Além disso, o pe. Bovati acrescentou: “Não basta apelar para a tradição, para o que sempre foi feito, para o que foi considerado válido no passado”, rejeitando “os fermentos da reforma, da renovação teológica e institucional”, e censurando “a priori as propostas de mudança nos diferentes âmbitos da vida da Igreja, na liturgia, na prática catequética e no trabalho pastoral”.

Voltando à história do Êxodo, o pregador disse que “o faraó não se contenta em rejeitar os pedidos de Moisés”, mas aproveita a ocasião “para intensificar as condições de trabalho dos judeus e interpreta a demanda de liberdade como expressão de preguiça”. E na “agressão verbal” do faraó “se manifesta o desprezo, a não aceitação do colóquio que é manifestação da resistência à graça”.

Deve-se notar que “o pecado também consiste na absolutização do sistema de produção como único valor”. Pe. Bovati indicou também “a tentação do viver em silêncio, a aceitação do abuso considerado preferível ao corajoso ato libertador”, com todos os riscos associados. Tanto que até o profeta corre o risco de perder sua força.
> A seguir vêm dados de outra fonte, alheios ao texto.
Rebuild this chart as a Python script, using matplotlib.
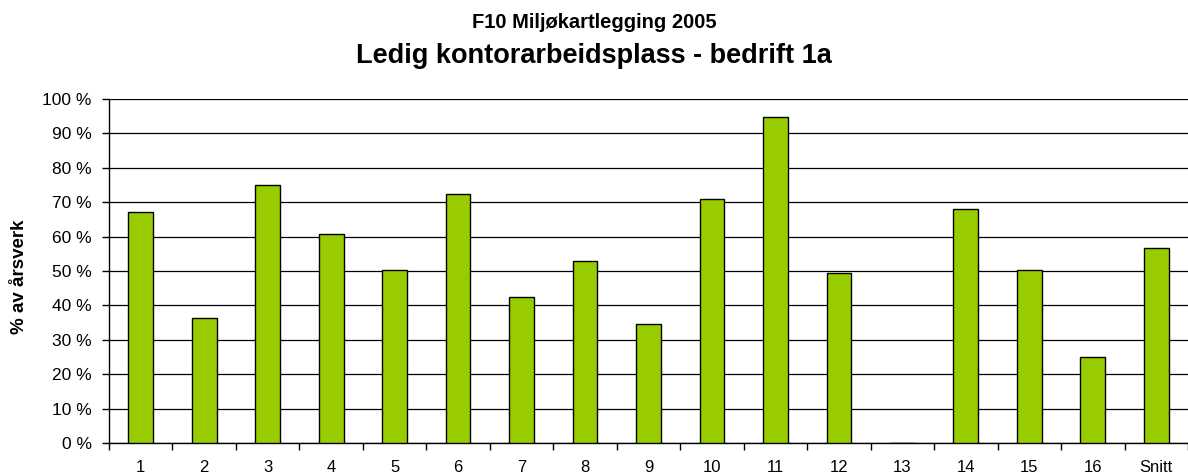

Resistência à graça que assume a forma de ciúmes

“A parábola evangélica do semeador”, concluiu o pregador, “entregando o Salmo 78 aos presentes para a oração”, “nos mostra a força da Palavra de Deus, mas também as resistências que se determinam”. É “a resistência à graça que assume a forma de ciúmes daqueles que têm um dom maior que o nosso; ou de orgulho, pensando que somos melhores que os outros porque produzimos mais frutos”. Mas, acrescentou, “contentar-se de produzir alguns frutos, de fazer um pouco de bem, talvez apresentado como uma forma de modéstia e humildade, deve ser reconhecido como uma insidiosa resistência à graça que, ao contrário, impele ao amor e ao serviço de doação crescente”.